То есть сначала ты вступаешь в непосредственный контакт с «липкой жизнью», а потом ее ешь, и это уже, на мой взгляд, отвратительно. И что меня поразило больше всего, так это то, что Лиспектор и ее подруга после публикации книги пошли отпраздновать это, заказав именно курицу, запеченную в крови. Отвратительное всплывает у Лиспектор и в каких-то случайных разговорах: например, когда ее романы сравнивали с «Тошнотой» Сартра, она бугуртила, потому что многих философов, которых пытались назвать ее наставниками, она не читала или не впечатлилась ими, а когда на каком-то светском рауте кто-то попытался заговорить о ее книгах в контексте структурализма, она холодно ответила: «я даже не знаю, что такое структурализм». Так что каждый раз, когда кто-то защищает очередную диссертацию типа «Сексуальность в постструктуралистской вселенной Клариси Лиспектор» (это реальное название, если что), где-то слышится эхо: «я даже не знаю, что такое структурализм». И в ответ на попытки пришить ей еще и Сартра, Лиспектор сказала, что никакой экзистенциальной или политической тошноты не испытывает, ее тошнота вполне реальна. Она сказала: «Я в детстве ненавидела молоко, меня им поили, а меня едва не тошнило. Взрослые капали мне в рот лимонный сок. Так что я знаю, что такое тошнота во всем теле и душе. Она не сартровская».

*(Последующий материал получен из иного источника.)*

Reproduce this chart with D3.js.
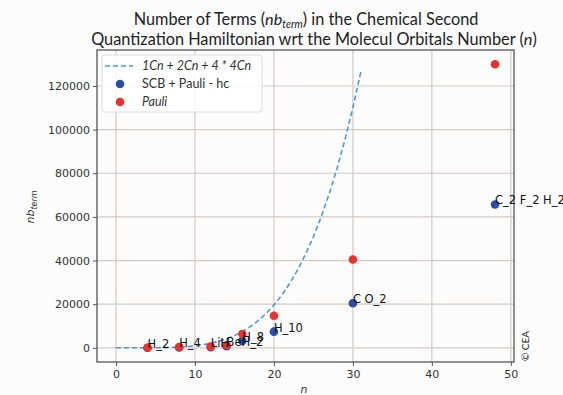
<!DOCTYPE html>
<html>
<head>
<meta charset="utf-8">
<script src="https://cdn.jsdelivr.net/npm/d3@7"></script>
<style>
  html, body { margin: 0; padding: 0; background: #fcfcfc; }
  svg { display: block; }
</style>
</head>
<body>
<svg id="chart" width="563" height="395"></svg>
<script>
// ═══════════════════════════════════════════
//  Hamiltonian term count vs molecular orbitals
// ═══════════════════════════════════════════

// ── Data ──────────────────────────────────
// dashed reference curve: 1Cn + 2Cn + 4*4Cn, n = 0..31
const curveN    = [0, 1, 2, 3, 4, 5, 6, 7, 8, 9, 10, 11, 12, 13, 14, 15,
                   16, 17, 18, 19, 20, 21, 22, 23, 24, 25, 26, 27, 28, 29, 30, 31];
const curveVals = [0, 1, 3, 6, 14, 35, 81, 168, 316, 549, 895, 1386, 2058, 2951, 4109, 5580,
                   7416, 9673, 12411, 15694, 19590, 24171, 29513, 35696, 42804, 50925,
                   60151, 70578, 82306, 95439, 110085, 126356];

const molecules  = ['H_2', 'H_4', 'LiH', 'BeH_2', 'H_8', 'H_10', 'C O_2', 'C_2 F_2 H_2'];
const orbitals   = [4, 8, 12, 14, 16, 20, 30, 48];
const scbTerms   = [10, 150, 300, 700, 3200, 7400, 20400, 65700];
const pauliTerms = [15, 400, 600, 1200, 6300, 14700, 40500, 130000];

const xTicks = [0, 10, 20, 30, 40, 50];
const yTicks = [0, 20000, 40000, 60000, 80000, 100000, 120000];

// ── Layout ────────────────────────────────
const M = { left: 97, right: 514, top: 50, bottom: 362 };
const COL_CURVE = '#4a9ad4';
const COL_SCB   = '#2c4fa3';
const COL_PAULI = '#e8322c';
const COL_GRID  = '#d6cac4';
const TICK_FONT  = '"DejaVu Sans", sans-serif';
const TITLE_FONT = 'Lato, "Open Sans", sans-serif';

const svg = d3.select('#chart');

const x = d3.scaleLinear().domain([-2.4, 50.4]).range([M.left, M.right]);
const y = d3.scaleLinear().domain([-6500, 136500]).range([M.bottom, M.top]);

// ── Grid ──────────────────────────────────
const gGrid = svg.append('g');
gGrid.selectAll('line.gx').data(xTicks).join('line')
  .attr('x1', d => x(d)).attr('x2', d => x(d))
  .attr('y1', M.top).attr('y2', M.bottom)
  .attr('stroke', COL_GRID).attr('stroke-width', 1.2);
gGrid.selectAll('line.gy').data(yTicks).join('line')
  .attr('x1', M.left).attr('x2', M.right)
  .attr('y1', d => y(d)).attr('y2', d => y(d))
  .attr('stroke', COL_GRID).attr('stroke-width', 1.2);

// ── Axes ──────────────────────────────────
const xAxis = svg.append('g')
  .attr('transform', `translate(0,${M.bottom})`)
  .call(d3.axisBottom(x).tickValues(xTicks).tickSize(4).tickPadding(4));
const yAxis = svg.append('g')
  .attr('transform', `translate(${M.left},0)`)
  .call(d3.axisLeft(y).tickValues(yTicks).tickSize(4).tickPadding(3).tickFormat(d3.format('d')));
[xAxis, yAxis].forEach(a => {
  a.select('.domain').remove();
  a.selectAll('line').attr('stroke', '#555');
  a.selectAll('text').attr('fill', '#333')
    .style('font-family', TICK_FONT).style('font-size', '11px');
});

// frame
svg.append('rect')
  .attr('x', M.left).attr('y', M.top)
  .attr('width', M.right - M.left).attr('height', M.bottom - M.top)
  .attr('fill', 'none').attr('stroke', '#555').attr('stroke-width', 1.3);

// ── Curve ─────────────────────────────────
const line = d3.line().x((d, i) => x(curveN[i])).y(d => y(d));
svg.append('path')
  .datum(curveVals)
  .attr('d', line)
  .attr('fill', 'none')
  .attr('stroke', COL_CURVE)
  .attr('stroke-width', 1.6)
  .attr('stroke-dasharray', '5,3');

// ── Points ────────────────────────────────
svg.append('g').selectAll('circle').data(orbitals).join('circle')
  .attr('cx', d => x(d))
  .attr('cy', (d, i) => y(scbTerms[i]))
  .attr('r', 4.3)
  .attr('fill', COL_SCB);
svg.append('g').selectAll('circle').data(orbitals).join('circle')
  .attr('cx', d => x(d))
  .attr('cy', (d, i) => y(pauliTerms[i]))
  .attr('r', 4.3)
  .attr('fill', COL_PAULI);

// molecule labels, anchored at SCB point
svg.append('g').selectAll('text').data(molecules).join('text')
  .attr('x', (d, i) => x(orbitals[i]))
  .attr('y', (d, i) => y(scbTerms[i]))
  .attr('fill', '#111')
  .style('font-family', TICK_FONT)
  .style('font-size', '11.5px')
  .text(d => d);

// ── Legend ────────────────────────────────
const leg = svg.append('g');
leg.append('rect')
  .attr('x', 102).attr('y', 55).attr('width', 160).attr('height', 57)
  .attr('rx', 3)
  .attr('fill', 'rgba(255,255,255,0.85)')
  .attr('stroke', '#ddd');
const legItems = [
  { label: '1Cn + 2Cn + 4 * 4Cn', kind: 'line', italic: true },
  { label: 'SCB + Pauli - hc', kind: 'dot', color: COL_SCB },
  { label: 'Pauli', kind: 'dot', color: COL_PAULI, italic: true }
];
legItems.forEach((it, i) => {
  const ly = 66 + i * 18;
  if (it.kind === 'line') {
    leg.append('line')
      .attr('x1', 105).attr('x2', 133).attr('y1', ly).attr('y2', ly)
      .attr('stroke', COL_CURVE).attr('stroke-width', 1.6)
      .attr('stroke-dasharray', '5,3');
  } else {
    leg.append('circle').attr('cx', 120).attr('cy', ly).attr('r', 4.3).attr('fill', it.color);
  }
  leg.append('text')
    .attr('x', 142).attr('y', ly + 4)
    .attr('fill', '#333')
    .style('font-family', TITLE_FONT)
    .style('font-size', '12.5px')
    .style('font-style', it.italic ? 'italic' : 'normal')
    .text(it.label);
});

// ── Titles ────────────────────────────────
const t1 = svg.append('text')
  .attr('x', 306).attr('y', 25).attr('text-anchor', 'middle')
  .attr('fill', '#222')
  .style('font-family', TITLE_FONT).style('font-size', '16.3px');
t1.append('tspan').text('Number of Terms (');
t1.append('tspan').style('font-style', 'italic').text('nb');
t1.append('tspan').attr('dy', 3).style('font-size', '10.5px').style('font-style', 'italic').text('term');
t1.append('tspan').attr('dy', -3).text(') in the Chemical Second');

const t2 = svg.append('text')
  .attr('x', 314).attr('y', 45).attr('text-anchor', 'middle')
  .attr('fill', '#222')
  .style('font-family', TITLE_FONT).style('font-size', '16.3px');
t2.append('tspan').text('Quantization Hamiltonian wrt the Molecul Orbitals Number (');
t2.append('tspan').style('font-style', 'italic').text('n');
t2.append('tspan').text(')');

// axis labels
svg.append('text')
  .attr('x', 304).attr('y', 393).attr('text-anchor', 'middle')
  .attr('fill', '#333')
  .style('font-family', TICK_FONT).style('font-size', '11px').style('font-style', 'italic')
  .text('n');

const yl = svg.append('text')
  .attr('transform', 'translate(34,207) rotate(-90)')
  .attr('text-anchor', 'middle')
  .attr('fill', '#333')
  .style('font-family', TICK_FONT).style('font-size', '11px');
yl.append('tspan').style('font-style', 'italic').text('nb');
yl.append('tspan').attr('dy', 3).style('font-size', '8px').style('font-style', 'italic').text('term');

// credit
svg.append('text')
  .attr('transform', 'translate(529,346) rotate(-90)')
  .attr('text-anchor', 'middle')
  .attr('fill', '#222')
  .style('font-family', TITLE_FONT).style('font-size', '10px')
  .text('© CEA');
</script>
</body>
</html>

И Лиспектор не боится своих героев макать в эту тошнотворную жизнь. Один ее персонаж вынужден чистить стойло, от запаха которого его выворачивает. Другая героиня сама является отвратительной, потому что от нее воняет и ее соседки по квартире не знают, как ей об этом сказать. Один читатель, познакомившийся с рассказом Лиспектор «Буйвол», сказал, что «этот рассказ целиком состоит из кишок», ну или вернее внутренностей. В этом рассказе не происходит, между прочим, ничего гадкого. Женщина гуляет по зоопарку и пытается поймать взглядом взгляд буйвола. Но вот этот код, что ли, того, что Кристева называла абжектом, он как будто вписан в любой текст Лиспектор. Кристева видела в отвратительном то, как Реальное с большой буквы прорывается в реальность с маленькой. Это те самые муравьи в фотоувеличении под идеальным подстриженным газоном. Это глаза таракана, увиденные вплотную в знакомой комнате. Это глаза буйвола, которые видит женщина в зоопарке и падает в обморок. Это контакт, который позволяет на мгновение шагнуть за пределы нашей человеческой перспективы, тут же оглянуться и ужаснуться тому, что на долю секунды ты пережил единение с насекомым, с животным, с собственной телесностью, в которой привык видеть биографическую жизнь, а увидел просто «зоэ», просто «липкую жизнь» (согласно Лиспектор), увидел «смертную жизнь» (согласно Кристевой), увидел «красную пульсирующую жизнь, с которой содрали кожу» (согласно Лакану).

Моя любимая страшно-смешная история о Клариси Лиспектор – это не про всемирный конгресс колдунов, не про черную курицу и не про проклятую пластинку. Меня до глубины души поразили воспоминания ее друзей о том, как писательница наняла себе визажиста. То, что Лиспектор любила краситься – это известно, она вела журнальные колонки, посвященные правильному рисованию стрелок, она даже была гострайтером для косметического бренда. Но произошло то, что подорвало ее уверенность в собственной красоте: однажды она, как обычно, курила в постели, приняв седативные таблетки, и уснула с сигаретой. Произошел пожар, она получила сильные ожоги, и в сочетании с уходящей молодостью это очень травмировало Клариси, которая очень гордилась свой красотой и подчеркивала, что некоторые мужчины вожделели ее десятилетиями.

В какой-то момент она наняла визажиста, который приходил раз в месяц, делал ей полуперманентный макияж, наклеивал ресницы и так далее. Но поскольку все это время она продолжала злоупотреблять седативами, часто к его приходу она успевала заснуть. Горничная была проинструктирована, что молодого человека нужно все равно впустить в комнату хозяйки. Там он распаковывал свой чемоданчик и наносил макияж спящей Клариси. С одной стороны, кто-то скажет: да как же, да это же писательница, которая постоянно говорила о «голой жизни», а тут такая страсть к украшательству, что даже живя отшельницей, она заказывает себе макияж на дом! А я вижу немного другое: женщина, которая в своих книгах действительно постоянно говорила о «голой жизни», о том, что все мы одинаково липкие, гадкие, не отличимые от тараканьей рвоты, но потому и божественные – так вот, эта женщина не боялась дать мужчине увидеть себя немолодой, спящей, ненакрашенной, и дать ему трогать свое безжизненное лицо. Это более интимный и в чем-то отвратительный контакт, чем проснуться вдвоем на одной обслюнявленной подушке. Такой макияж во сне это даже более интимно, чем посмертный макияж. Кстати, визажист говорил, что наклеить ресницы было сложнее всего.